Diversification vs. the Siren's Song
25 years ago I wrote a book called “Navigate the Noise” that posited people have difficulty building wealth because they often follow a Sirens’ Song of high-returning yet “riskless” assets instead of following time-tested wealth-building principles. Continuing the Greek mythology theme, investors’ portfolios that steer toward the hauntingly attractive story of “riskless” high-returning assets eventually “crash on the rocks."
The Sirens’ have been singing loudly and investors are again refusing to follow sound wealth-building strategies, like diversification. Many investors today believe diversification has become “diWORSEsification”. They question the purpose to diversification when all one needed to do was trade a small group of surging stocks, i.e., the Sirens’ luring combination of high returns with no risk. Buying other assets, they felt, just added risk to a portfolio and hindered performance.
Perhaps the best example of portfolios being steered off-course is the beta of private client portfolios. At the end of January, private client investors’ largest stock holdings had an aggregate beta of an absolutely mind-boggling 1.7 (1.0 implies risk equal to the overall equity market’s risk within the context of a well-diversified portfolio). As Chart 1 highlights, that beta decreased as market volatility picked up, but investors nonetheless have started to increase portfolio beta again.

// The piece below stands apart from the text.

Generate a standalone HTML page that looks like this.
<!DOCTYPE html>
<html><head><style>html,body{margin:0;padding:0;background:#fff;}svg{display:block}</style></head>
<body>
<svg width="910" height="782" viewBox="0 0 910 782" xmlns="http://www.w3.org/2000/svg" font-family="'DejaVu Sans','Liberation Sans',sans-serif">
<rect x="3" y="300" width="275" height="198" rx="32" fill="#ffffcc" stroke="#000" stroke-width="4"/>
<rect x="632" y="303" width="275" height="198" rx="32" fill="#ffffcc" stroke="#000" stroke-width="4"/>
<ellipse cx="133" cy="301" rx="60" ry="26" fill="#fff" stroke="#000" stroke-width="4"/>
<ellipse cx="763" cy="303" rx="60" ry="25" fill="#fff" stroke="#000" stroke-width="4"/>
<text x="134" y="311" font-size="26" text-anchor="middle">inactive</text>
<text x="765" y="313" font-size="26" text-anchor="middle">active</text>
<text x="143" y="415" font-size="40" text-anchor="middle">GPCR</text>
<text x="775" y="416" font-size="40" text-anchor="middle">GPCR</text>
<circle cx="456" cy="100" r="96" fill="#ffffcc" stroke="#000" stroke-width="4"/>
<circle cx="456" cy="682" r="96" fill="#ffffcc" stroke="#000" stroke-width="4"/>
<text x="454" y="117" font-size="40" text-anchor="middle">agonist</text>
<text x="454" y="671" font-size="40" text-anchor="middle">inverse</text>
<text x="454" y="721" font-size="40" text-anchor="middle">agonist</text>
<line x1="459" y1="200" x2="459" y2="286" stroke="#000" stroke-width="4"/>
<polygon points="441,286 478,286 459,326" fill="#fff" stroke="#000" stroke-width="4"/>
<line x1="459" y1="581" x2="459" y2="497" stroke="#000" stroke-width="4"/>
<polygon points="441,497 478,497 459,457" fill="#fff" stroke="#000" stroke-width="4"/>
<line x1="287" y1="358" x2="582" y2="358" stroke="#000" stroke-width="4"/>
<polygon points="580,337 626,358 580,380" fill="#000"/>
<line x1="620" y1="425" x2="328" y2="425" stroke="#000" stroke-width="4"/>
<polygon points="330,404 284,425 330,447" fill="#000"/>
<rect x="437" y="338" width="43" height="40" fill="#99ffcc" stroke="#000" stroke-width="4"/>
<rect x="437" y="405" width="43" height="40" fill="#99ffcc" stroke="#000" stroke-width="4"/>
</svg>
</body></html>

Such fervor has historically been a sign that future returns might be subpar. For example, it took NASDAQ more than a decade simply to break even after the peak of the Technology Bubble in March 2000 despite widespread adoption of the internet over that period (see Chart 2).
Large Cap Growth isn’t riskless!
Traditional risk/return analyses demonstrate today’s potential folly of believing that investing in Large Capitalization Growth stocks is a sure and safe way to invest. In fact, there are many asset classes that have shown equal and even better risk/return characteristics than Large Cap Growth.
Chart 3 is a risk/return chart based on standard deviation as a measure of risk. The upper left chart examines traditional 1-year risk/return of various asset classes, whereas the other three incorporate 3, 5, and 10-year holding periods.
Using this definition of risk under various time horizons, Large Cap Growth does provide relatively high returns, but it is actually a very risky category. The 10-year chart is perhaps most interesting because it highlights that many asset classes and sub-asset classes have historically provided similar returns to Large Cap Growth, but with varying degrees of reduced risk. Lower Quality stocks, Small Cap Value, REITs, a diversified quality basket (noted as “A+”), EM Sovereign Debt, and even an S&P 500® Index Fund provide similar long-term returns with less volatility.
Chart 4 is a similar set of risk/return analyses that defines risk as the probability of losing money rather than as the standard deviation of returns. Using this definition, Large Cap Growth has historically looked attractive on a one-year risk/return basis, but again that attractiveness dissipates as one incorporates longer time horizons.
Many academics have noted that “bad companies can make good stocks” and that conclusion is indeed supported by these charts. C&D-ranked stocks (i.e., those with considerable volatility and slower growth in earnings and dividends) have superior historical risk/return statistics in many of the charts versus Large Cap Growth.
Diversification is key but watch out for the cycle
Interestingly, some of the asset classes that provided similar or better long-term risk/return characteristics than Large Cap Growth are also those that have had relatively lower correlations to the asset class. In other words, they are perhaps the good diversifiers to a Large Cap Growth-dominated portfolio.
Chart 5 shows asset class and sub-asset class correlations to Large Cap Growth. Lower Quality stocks, Small Value, REITs, Fixed-Income, and Commodities all seem to offer meaningful diversification versus a Large Cap Growth portfolio.
Some of these diversifying equity assets are highly cyclical and might offer diversification, but they might not offer traditional defensiveness within a portfolio. We see the profits cycle potentially peaking during 2025 and have accordingly been reducing exposure to some of these equity categories. However, cyclical underperformance might offer buying opportunities for longer-term diversification.
RBA’s portfolios continue to focus on fundamentals and not the Sirens’ Song
In Greek mythology, Ulysses wanted to listen to the Sirens’ Song, but he realized he might act irrationally if he did. He put wax in his crew’s ears so they couldn’t hear the alluring melody and had the crew tie him to the mast of his ship so that he could not jump into the sea. Those prudent precautions allowed them to successfully navigate the dangerous waters.
At RBA, our disciplined process serves to keep us from listening to the Sirens and irrationally ignoring the basic building blocks of wealth building. Profits, liquidity, sentiment/valuation, and not the hyped growth story of the day, are the cornerstones of our diversified portfolios.